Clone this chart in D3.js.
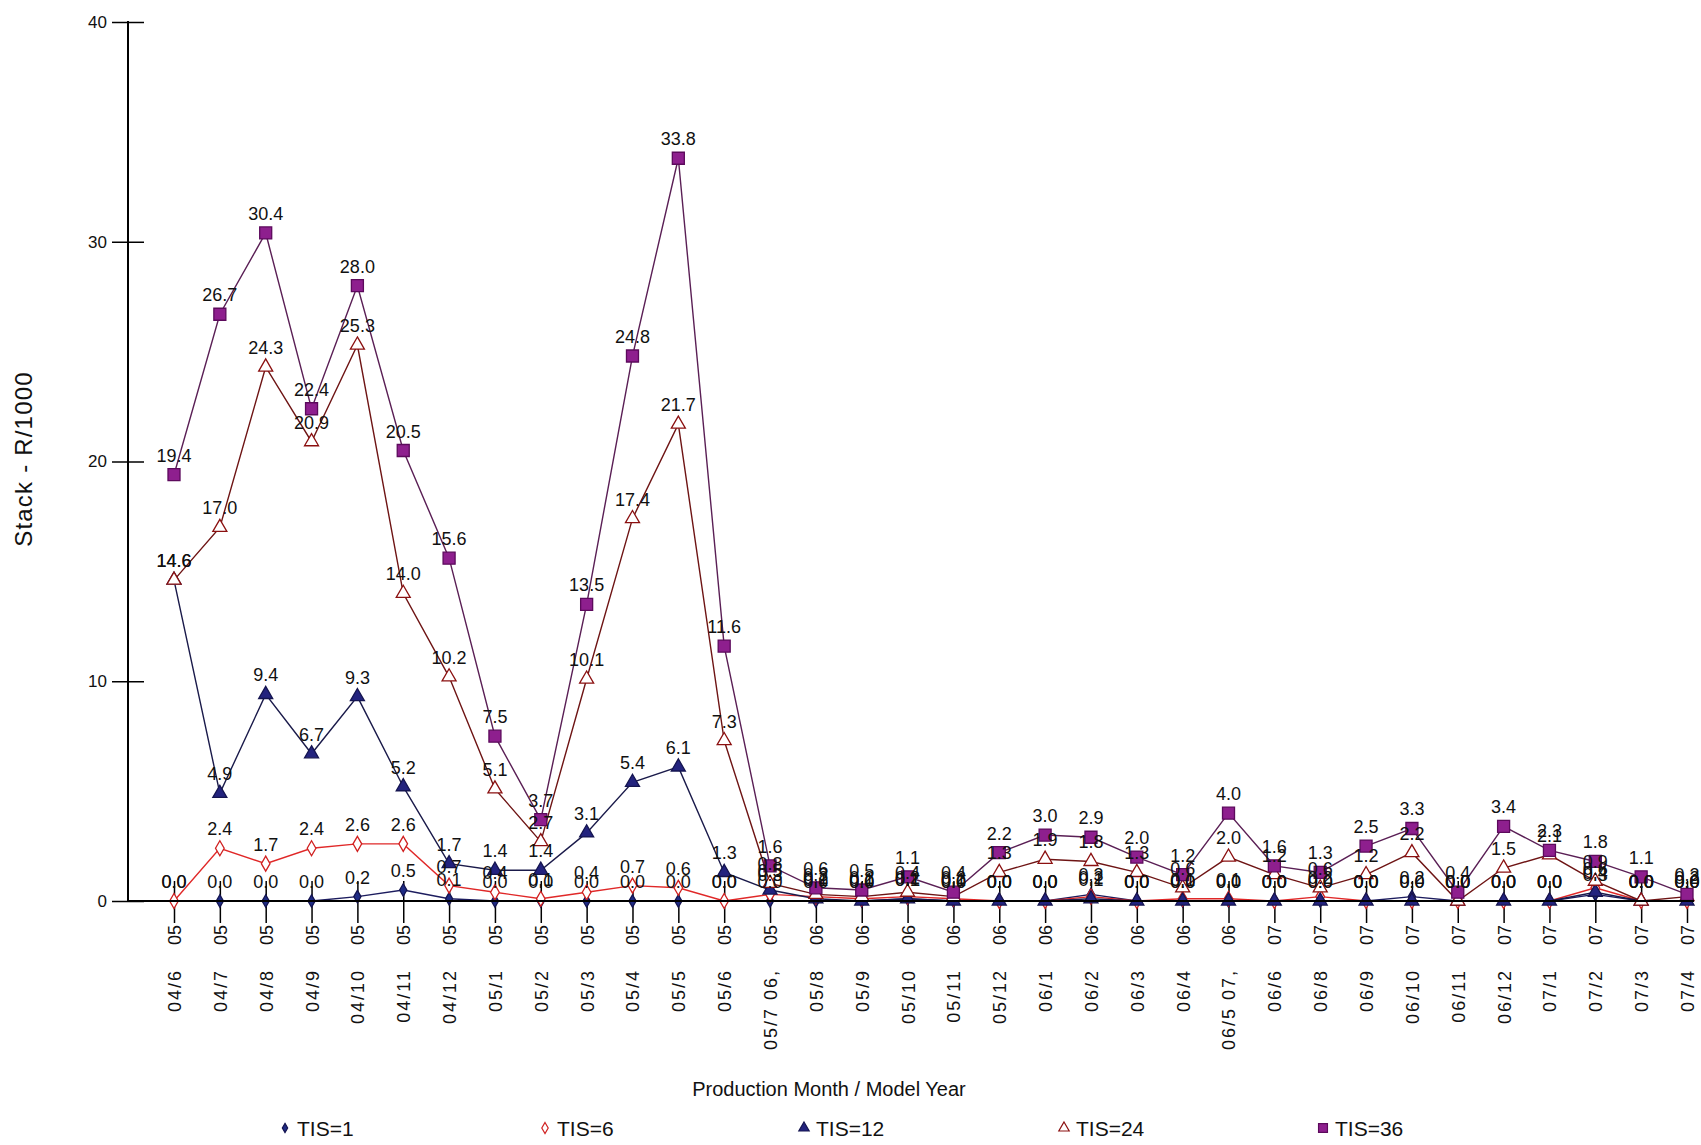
<!DOCTYPE html>
<html>
<head>
<meta charset="utf-8">
<script src="https://cdn.jsdelivr.net/npm/d3@7"></script>
<style>
  html, body { margin: 0; padding: 0; background: #fff; }
  svg { display: block; }
  text { font-family: "Liberation Sans", Arial, sans-serif; fill: #111; }
</style>
</head>
<body>
<svg id="chart" width="1701" height="1145"></svg>
<script>
// ---------------- data ----------------
const categories = ["04/6 05","04/7 05","04/8 05","04/9 05","04/10 05","04/11 05","04/12 05",
  "05/1 05","05/2 05","05/3 05","05/4 05","05/5 05","05/6 05","05/7 06, 05","05/8 06","05/9 06",
  "05/10 06","05/11 06","05/12 06","06/1 06","06/2 06","06/3 06","06/4 06","06/5 07, 06",
  "06/6 07","06/8 07","06/9 07","06/10 07","06/11 07","06/12 07","07/1 07","07/2 07","07/3 07","07/4 07"];

const tis1  = [0.0,0.0,0.0,0.0,0.2,0.5,0.1,0.0,0.0,0.0,0.0,0.0,0.0,0.0,0.0,0.0,0.1,0.0,0.0,0.0,0.3,0.0,0.0,0.0,0.0,0.0,0.0,0.2,0.0,0.0,0.0,0.3,0.0,0.0];
const tis6  = [0.0,2.4,1.7,2.4,2.6,2.6,0.7,0.4,0.1,0.4,0.7,0.6,0.0,0.3,0.2,0.1,0.2,0.1,0.0,0.0,0.2,0.0,0.1,0.1,0.0,0.2,0.0,0.0,0.0,0.0,0.0,0.6,0.0,0.0];
const tis12 = [14.6,4.9,9.4,6.7,9.3,5.2,1.7,1.4,1.4,3.1,5.4,6.1,1.3,0.5,0.1,0.0,0.1,0.0,0.0,0.0,0.1,0.0,0.0,0.0,0.0,0.0,0.0,0.0,0.0,0.0,0.0,0.4,0.0,0.0];
const tis24 = [14.6,17.0,24.3,20.9,25.3,14.0,10.2,5.1,2.7,10.1,17.4,21.7,7.3,0.8,0.3,0.2,0.4,0.2,1.3,1.9,1.8,1.3,0.6,2.0,1.2,0.6,1.2,2.2,0.0,1.5,2.1,0.9,0.0,0.2];
const tis36 = [19.4,26.7,30.4,22.4,28.0,20.5,15.6,7.5,3.7,13.5,24.8,33.8,11.6,1.6,0.6,0.5,1.1,0.4,2.2,3.0,2.9,2.0,1.2,4.0,1.6,1.3,2.5,3.3,0.4,3.4,2.3,1.8,1.1,0.3];

const seriesNames = ["TIS=1","TIS=6","TIS=12","TIS=24","TIS=36"];
const yTicks = [0, 10, 20, 30, 40];
const xTitle = "Production Month / Model Year";
const yTitle = "Stack - R/1000";

// ---------------- styles ----------------
const styles = {
  "TIS=1":  {values: tis1,  line: "#1c1c5e", fill: "#1f2c85", stroke: "#141450", sym: d3.symbolDiamond,  size: 45},
  "TIS=6":  {values: tis6,  line: "#e02828", fill: "#ffffff", stroke: "#d02020", sym: d3.symbolDiamond,  size: 65},
  "TIS=12": {values: tis12, line: "#1a1a4a", fill: "#23237e", stroke: "#141450", sym: d3.symbolTriangle, size: 85},
  "TIS=24": {values: tis24, line: "#6e1414", fill: "#ffffff", stroke: "#8b1010", sym: d3.symbolTriangle, size: 85},
  "TIS=36": {values: tis36, line: "#5a1f55", fill: "#8e1f8e", stroke: "#5c0a5c", sym: d3.symbolSquare,   size: 144}
};

const svg = d3.select("#chart");
svg.append("rect").attr("width", 1701).attr("height", 1145).attr("fill", "#fff");

const x = d3.scalePoint().domain(categories).range([174, 1687]);
const y = d3.scaleLinear().domain([0, 40]).range([901, 22]);

// ---------------- axes ----------------
const yAxis = svg.append("g").attr("transform", "translate(128,0)")
  .call(d3.axisLeft(y).tickValues(yTicks).tickSize(16).tickPadding(5));
yAxis.select(".domain").remove();
yAxis.selectAll(".tick line").attr("x1", 16).attr("x2", -16).attr("stroke", "#000").attr("stroke-width", 1.5);
yAxis.selectAll(".tick text").attr("x", -21).style("font-size", "17px").style("font-family", "Liberation Sans, Arial, sans-serif").attr("fill", "#111");

const xAxis = svg.append("g").attr("transform", "translate(0,901)")
  .call(d3.axisBottom(x).tickSize(22).tickFormat(""));
xAxis.select(".domain").remove();
xAxis.selectAll(".tick line").attr("y1", -20).attr("y2", 22).attr("stroke", "#000").attr("stroke-width", 1.5);
xAxis.selectAll(".tick text").remove();
xAxis.selectAll(".tick").each(function(d) {
  const g = d3.select(this);
  const i = d.lastIndexOf(" ");
  const first = d.slice(0, i), second = d.slice(i + 1);
  g.append("text").attr("transform", "translate(0,24) rotate(-90)")
    .attr("text-anchor", "end").attr("dy", "0.36em")
    .style("font-size", "18px").text(second);
  g.append("text").attr("transform", "translate(0,68) rotate(-90)")
    .attr("text-anchor", "end").attr("dy", "0.36em")
    .style("font-size", "18px").attr("letter-spacing", "2").text(first);
});

// axis lines
svg.append("line").attr("x1", 128).attr("x2", 128).attr("y1", 21).attr("y2", 902)
  .attr("stroke", "#000").attr("stroke-width", 2);

// ---------------- series ----------------
const lineGen = d3.line().x((d, i) => x(categories[i])).y(d => y(d));
const plot = svg.append("g");

seriesNames.forEach(name => {
  const s = styles[name];
  plot.append("path").datum(s.values)
    .attr("d", lineGen).attr("fill", "none")
    .attr("stroke", s.line).attr("stroke-width", 1.4);
});

svg.append("line").attr("x1", 127).attr("x2", 1694).attr("y1", 901).attr("y2", 901)
  .attr("stroke", "#000").attr("stroke-width", 2.2);

seriesNames.forEach(name => {
  const s = styles[name];
  plot.append("g").selectAll("path").data(s.values).join("path")
    .attr("transform", (d, i) => `translate(${x(categories[i])},${y(d)})`)
    .attr("d", d3.symbol().type(s.sym).size(s.size))
    .attr("fill", s.fill).attr("stroke", s.stroke).attr("stroke-width", 1.3);
});

// value labels
const labels = svg.append("g");
seriesNames.forEach(name => {
  const s = styles[name];
  labels.append("g").selectAll("text").data(s.values).join("text")
    .attr("x", (d, i) => x(categories[i]))
    .attr("y", d => y(d) - 13)
    .attr("text-anchor", "middle")
    .style("font-size", "18px")
    .text(d => d.toFixed(1));
});

// ---------------- titles ----------------
svg.append("text").attr("x", 829).attr("y", 1096).attr("text-anchor", "middle")
  .style("font-size", "20px").text(xTitle);
svg.append("text").attr("transform", "translate(32,459) rotate(-90)")
  .attr("text-anchor", "middle").style("font-size", "24px").attr("letter-spacing", "1.2").text(yTitle);

// ---------------- legend ----------------
const legendX = [285, 545, 804, 1064, 1323];
const legend = svg.append("g");
seriesNames.forEach((name, i) => {
  const s = styles[name];
  const g = legend.append("g").attr("transform", `translate(${legendX[i]},1128)`);
  g.append("path").attr("d", d3.symbol().type(s.sym).size(s.size * 0.55))
    .attr("fill", s.fill).attr("stroke", s.stroke).attr("stroke-width", 1.2);
  g.append("text").attr("x", 12).attr("dy", "0.36em").style("font-size", "21px").text(name);
});
</script>
</body>
</html>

· · · · ·

● **PROBLEM TO WORK ON**: Your copy of the data should match it exactly, except that pictures are left out.

● **EXPECTED ANSWER**:
Clone this chart in D3.js.
<!DOCTYPE html>
<html>
<head>
<meta charset="utf-8">
<script src="https://cdn.jsdelivr.net/npm/d3@7"></script>
<style>
  html, body { margin: 0; padding: 0; background: #fff; }
  svg { display: block; }
  text { font-family: "Liberation Sans", Arial, sans-serif; fill: #111; }
</style>
</head>
<body>
<svg id="chart" width="1701" height="1145"></svg>
<script>
// ---------------- data ----------------
const categories = ["04/6 05","04/7 05","04/8 05","04/9 05","04/10 05","04/11 05","04/12 05",
  "05/1 05","05/2 05","05/3 05","05/4 05","05/5 05","05/6 05","05/7 06, 05","05/8 06","05/9 06",
  "05/10 06","05/11 06","05/12 06","06/1 06","06/2 06","06/3 06","06/4 06","06/5 07, 06",
  "06/6 07","06/8 07","06/9 07","06/10 07","06/11 07","06/12 07","07/1 07","07/2 07","07/3 07","07/4 07"];

const tis1  = [0.0,0.0,0.0,0.0,0.2,0.5,0.1,0.0,0.0,0.0,0.0,0.0,0.0,0.0,0.0,0.0,0.1,0.0,0.0,0.0,0.3,0.0,0.0,0.0,0.0,0.0,0.0,0.2,0.0,0.0,0.0,0.3,0.0,0.0];
const tis6  = [0.0,2.4,1.7,2.4,2.6,2.6,0.7,0.4,0.1,0.4,0.7,0.6,0.0,0.3,0.2,0.1,0.2,0.1,0.0,0.0,0.2,0.0,0.1,0.1,0.0,0.2,0.0,0.0,0.0,0.0,0.0,0.6,0.0,0.0];
const tis12 = [14.6,4.9,9.4,6.7,9.3,5.2,1.7,1.4,1.4,3.1,5.4,6.1,1.3,0.5,0.1,0.0,0.1,0.0,0.0,0.0,0.1,0.0,0.0,0.0,0.0,0.0,0.0,0.0,0.0,0.0,0.0,0.4,0.0,0.0];
const tis24 = [14.6,17.0,24.3,20.9,25.3,14.0,10.2,5.1,2.7,10.1,17.4,21.7,7.3,0.8,0.3,0.2,0.4,0.2,1.3,1.9,1.8,1.3,0.6,2.0,1.2,0.6,1.2,2.2,0.0,1.5,2.1,0.9,0.0,0.2];
const tis36 = [19.4,26.7,30.4,22.4,28.0,20.5,15.6,7.5,3.7,13.5,24.8,33.8,11.6,1.6,0.6,0.5,1.1,0.4,2.2,3.0,2.9,2.0,1.2,4.0,1.6,1.3,2.5,3.3,0.4,3.4,2.3,1.8,1.1,0.3];

const seriesNames = ["TIS=1","TIS=6","TIS=12","TIS=24","TIS=36"];
const yTicks = [0, 10, 20, 30, 40];
const xTitle = "Production Month / Model Year";
const yTitle = "Stack - R/1000";

// ---------------- styles ----------------
const styles = {
  "TIS=1":  {values: tis1,  line: "#1c1c5e", fill: "#1f2c85", stroke: "#141450", sym: d3.symbolDiamond,  size: 45},
  "TIS=6":  {values: tis6,  line: "#e02828", fill: "#ffffff", stroke: "#d02020", sym: d3.symbolDiamond,  size: 65},
  "TIS=12": {values: tis12, line: "#1a1a4a", fill: "#23237e", stroke: "#141450", sym: d3.symbolTriangle, size: 85},
  "TIS=24": {values: tis24, line: "#6e1414", fill: "#ffffff", stroke: "#8b1010", sym: d3.symbolTriangle, size: 85},
  "TIS=36": {values: tis36, line: "#5a1f55", fill: "#8e1f8e", stroke: "#5c0a5c", sym: d3.symbolSquare,   size: 144}
};

const svg = d3.select("#chart");
svg.append("rect").attr("width", 1701).attr("height", 1145).attr("fill", "#fff");

const x = d3.scalePoint().domain(categories).range([174, 1687]);
const y = d3.scaleLinear().domain([0, 40]).range([901, 22]);

// ---------------- axes ----------------
const yAxis = svg.append("g").attr("transform", "translate(128,0)")
  .call(d3.axisLeft(y).tickValues(yTicks).tickSize(16).tickPadding(5));
yAxis.select(".domain").remove();
yAxis.selectAll(".tick line").attr("x1", 16).attr("x2", -16).attr("stroke", "#000").attr("stroke-width", 1.5);
yAxis.selectAll(".tick text").attr("x", -21).style("font-size", "17px").style("font-family", "Liberation Sans, Arial, sans-serif").attr("fill", "#111");

const xAxis = svg.append("g").attr("transform", "translate(0,901)")
  .call(d3.axisBottom(x).tickSize(22).tickFormat(""));
xAxis.select(".domain").remove();
xAxis.selectAll(".tick line").attr("y1", -20).attr("y2", 22).attr("stroke", "#000").attr("stroke-width", 1.5);
xAxis.selectAll(".tick text").remove();
xAxis.selectAll(".tick").each(function(d) {
  const g = d3.select(this);
  const i = d.lastIndexOf(" ");
  const first = d.slice(0, i), second = d.slice(i + 1);
  g.append("text").attr("transform", "translate(0,24) rotate(-90)")
    .attr("text-anchor", "end").attr("dy", "0.36em")
    .style("font-size", "18px").text(second);
  g.append("text").attr("transform", "translate(0,68) rotate(-90)")
    .attr("text-anchor", "end").attr("dy", "0.36em")
    .style("font-size", "18px").attr("letter-spacing", "2").text(first);
});

// axis lines
svg.append("line").attr("x1", 128).attr("x2", 128).attr("y1", 21).attr("y2", 902)
  .attr("stroke", "#000").attr("stroke-width", 2);

// ---------------- series ----------------
const lineGen = d3.line().x((d, i) => x(categories[i])).y(d => y(d));
const plot = svg.append("g");

seriesNames.forEach(name => {
  const s = styles[name];
  plot.append("path").datum(s.values)
    .attr("d", lineGen).attr("fill", "none")
    .attr("stroke", s.line).attr("stroke-width", 1.4);
});

svg.append("line").attr("x1", 127).attr("x2", 1694).attr("y1", 901).attr("y2", 901)
  .attr("stroke", "#000").attr("stroke-width", 2.2);

seriesNames.forEach(name => {
  const s = styles[name];
  plot.append("g").selectAll("path").data(s.values).join("path")
    .attr("transform", (d, i) => `translate(${x(categories[i])},${y(d)})`)
    .attr("d", d3.symbol().type(s.sym).size(s.size))
    .attr("fill", s.fill).attr("stroke", s.stroke).attr("stroke-width", 1.3);
});

// value labels
const labels = svg.append("g");
seriesNames.forEach(name => {
  const s = styles[name];
  labels.append("g").selectAll("text").data(s.values).join("text")
    .attr("x", (d, i) => x(categories[i]))
    .attr("y", d => y(d) - 13)
    .attr("text-anchor", "middle")
    .style("font-size", "18px")
    .text(d => d.toFixed(1));
});

// ---------------- titles ----------------
svg.append("text").attr("x", 829).attr("y", 1096).attr("text-anchor", "middle")
  .style("font-size", "20px").text(xTitle);
svg.append("text").attr("transform", "translate(32,459) rotate(-90)")
  .attr("text-anchor", "middle").style("font-size", "24px").attr("letter-spacing", "1.2").text(yTitle);

// ---------------- legend ----------------
const legendX = [285, 545, 804, 1064, 1323];
const legend = svg.append("g");
seriesNames.forEach((name, i) => {
  const s = styles[name];
  const g = legend.append("g").attr("transform", `translate(${legendX[i]},1128)`);
  g.append("path").attr("d", d3.symbol().type(s.sym).size(s.size * 0.55))
    .attr("fill", s.fill).attr("stroke", s.stroke).attr("stroke-width", 1.2);
  g.append("text").attr("x", 12).attr("dy", "0.36em").style("font-size", "21px").text(name);
});
</script>
</body>
</html>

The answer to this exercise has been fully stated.